Goal of the exercise:
Below are some entries. Copy each line that holds the string "seaborn".

Dataset entries
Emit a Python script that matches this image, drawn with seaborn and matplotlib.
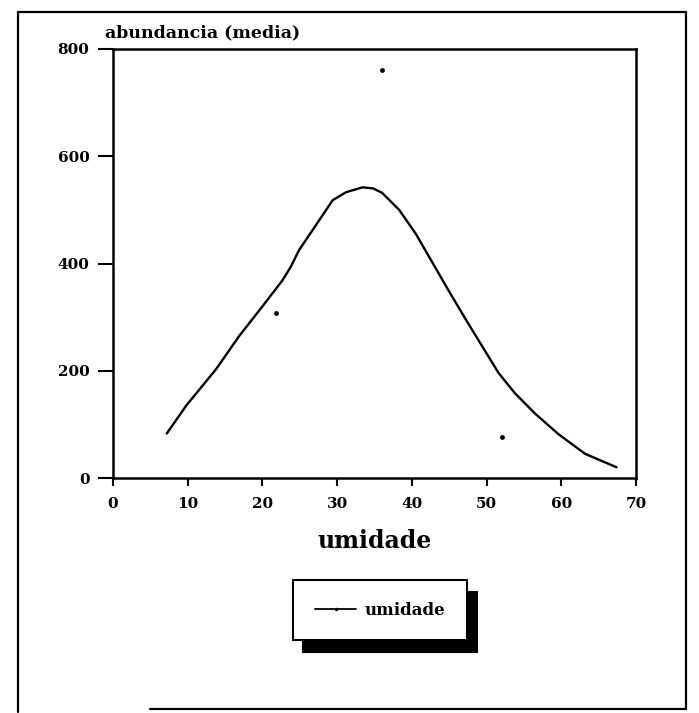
import matplotlib
matplotlib.use("Agg")
import matplotlib.pyplot as plt
from matplotlib.lines import Line2D
import seaborn as sns
import pandas as pd

# ---- data ----
umidade_curve = [7.2, 9.8, 13.8, 16.9, 20.0, 22.7, 23.8, 24.9, 26.7, 29.4, 31.2, 33.4,
                 34.8, 36.0, 38.3, 40.5, 42.7, 44.9, 47.2, 49.4, 51.6, 53.8, 56.5,
                 59.6, 63.2, 67.4]
abund_curve = [83, 135, 203, 265, 320, 369, 394, 425, 462, 518, 533, 542,
               540, 532, 500, 456, 403, 350, 296, 246, 196, 158, 120,
               82, 45, 20]
umidade_pts = [21.8, 36.0, 52.0]
abund_pts = [307, 761, 76]
x_ticks = [0, 10, 20, 30, 40, 50, 60, 70]
y_ticks = [0, 200, 400, 600, 800]
series_label = "umidade"
x_label = "umidade"
y_label = "abundancia (media)"

sns.set_theme(style="ticks")
plt.rcParams["font.family"] = ["DejaVu Serif"]
plt.rcParams["font.weight"] = "bold"
plt.rcParams["text.color"] = "black"
plt.rcParams["axes.labelcolor"] = "black"
plt.rcParams["xtick.color"] = "black"
plt.rcParams["ytick.color"] = "black"

W, H = 699, 713
fig = plt.figure(figsize=(W / 100, H / 100), dpi=100)
fig.patch.set_facecolor("white")

L, R, T, B = 113, 636, 49, 478
ax = fig.add_axes([L / W, 1 - B / H, (R - L) / W, (B - T) / H])
ax.set_facecolor("white")

curve = pd.DataFrame({"x": umidade_curve, "y": abund_curve})
pts = pd.DataFrame({"x": umidade_pts, "y": abund_pts})
sns.lineplot(data=curve, x="x", y="y", ax=ax, color="black", linewidth=1.7,
             estimator=None, sort=False, legend=False)
sns.scatterplot(data=pts, x="x", y="y", ax=ax, color="black", s=12,
                edgecolor="black", linewidth=0, legend=False)

ax.set_xlim(0, 70)
ax.set_ylim(0, 800)
ax.set_xticks(x_ticks)
ax.set_yticks(y_ticks)
ax.set_xticklabels([str(v) for v in x_ticks], fontsize=11, fontweight="bold", color="black")
ax.set_yticklabels([str(v) for v in y_ticks], fontsize=11, fontweight="bold", color="black")
for s in ax.spines.values():
    s.set_visible(True)
    s.set_linewidth(1.8)
    s.set_color("black")
ax.tick_params(axis="x", direction="out", length=6, width=1.5, pad=8, colors="black")
ax.tick_params(axis="y", direction="out", length=11, width=1.5, pad=6, colors="black")

ax.set_xlabel(x_label, fontsize=17, fontweight="bold", va="center", color="black")
ax.xaxis.set_label_coords(0.5, -(541 - B) / (B - T))
ax.set_ylabel(y_label, fontsize=12.5, fontweight="bold", rotation=0, ha="left",
              va="bottom", color="black")
ax.yaxis.set_label_coords((105 - L) / (R - L), 1 + (T - 41) / (B - T))

handle = Line2D([], [], color="black", linewidth=1.3, marker=".", markersize=3)
leg = ax.legend([handle], [series_label], loc="upper left",
                bbox_to_anchor=(293 / W, 1 - 580 / H), bbox_transform=fig.transFigure,
                borderaxespad=0, fancybox=False, framealpha=1, edgecolor="black",
                prop={"family": "DejaVu Serif", "weight": "bold", "size": 12},
                handlelength=2.5, handletextpad=0.5, borderpad=1.3, numpoints=1,
                shadow={"ox": 7, "oy": -8.5, "shade": 1.0, "alpha": 1})
leg.get_frame().set_linewidth(1.5)
for t in leg.get_texts():
    t.set_color("black")

# outer frame of the figure
lw = 1.6
fig.add_artist(Line2D([18 / W, 18 / W], [1 - 12 / H, 1 - 712 / H], color="black", lw=lw))
fig.add_artist(Line2D([18 / W, 686 / W], [1 - 12 / H, 1 - 12 / H], color="black", lw=lw))
fig.add_artist(Line2D([686 / W, 686 / W], [1 - 12 / H, 1 - 709 / H], color="black", lw=lw))
fig.add_artist(Line2D([150 / W, 686 / W], [1 - 709 / H, 1 - 709 / H], color="black", lw=lw))

fig.savefig("out.png", dpi=100)
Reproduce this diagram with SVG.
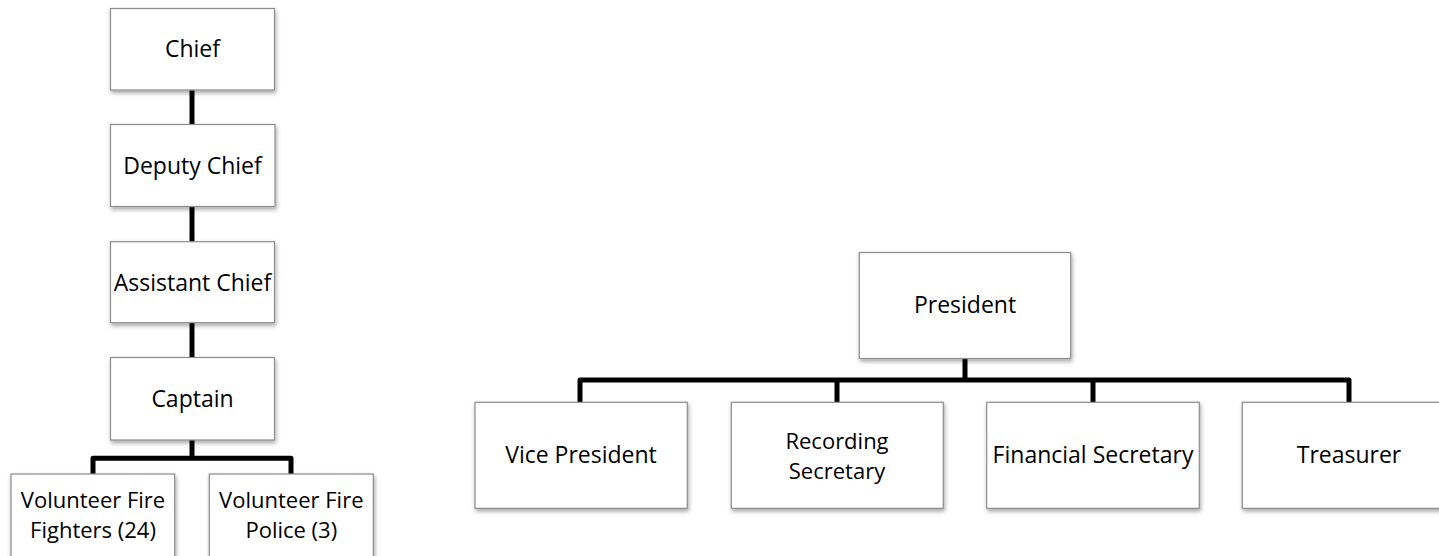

Output:
Emit a Python script that matches this image, drawn with seaborn and matplotlib.
import seaborn as sns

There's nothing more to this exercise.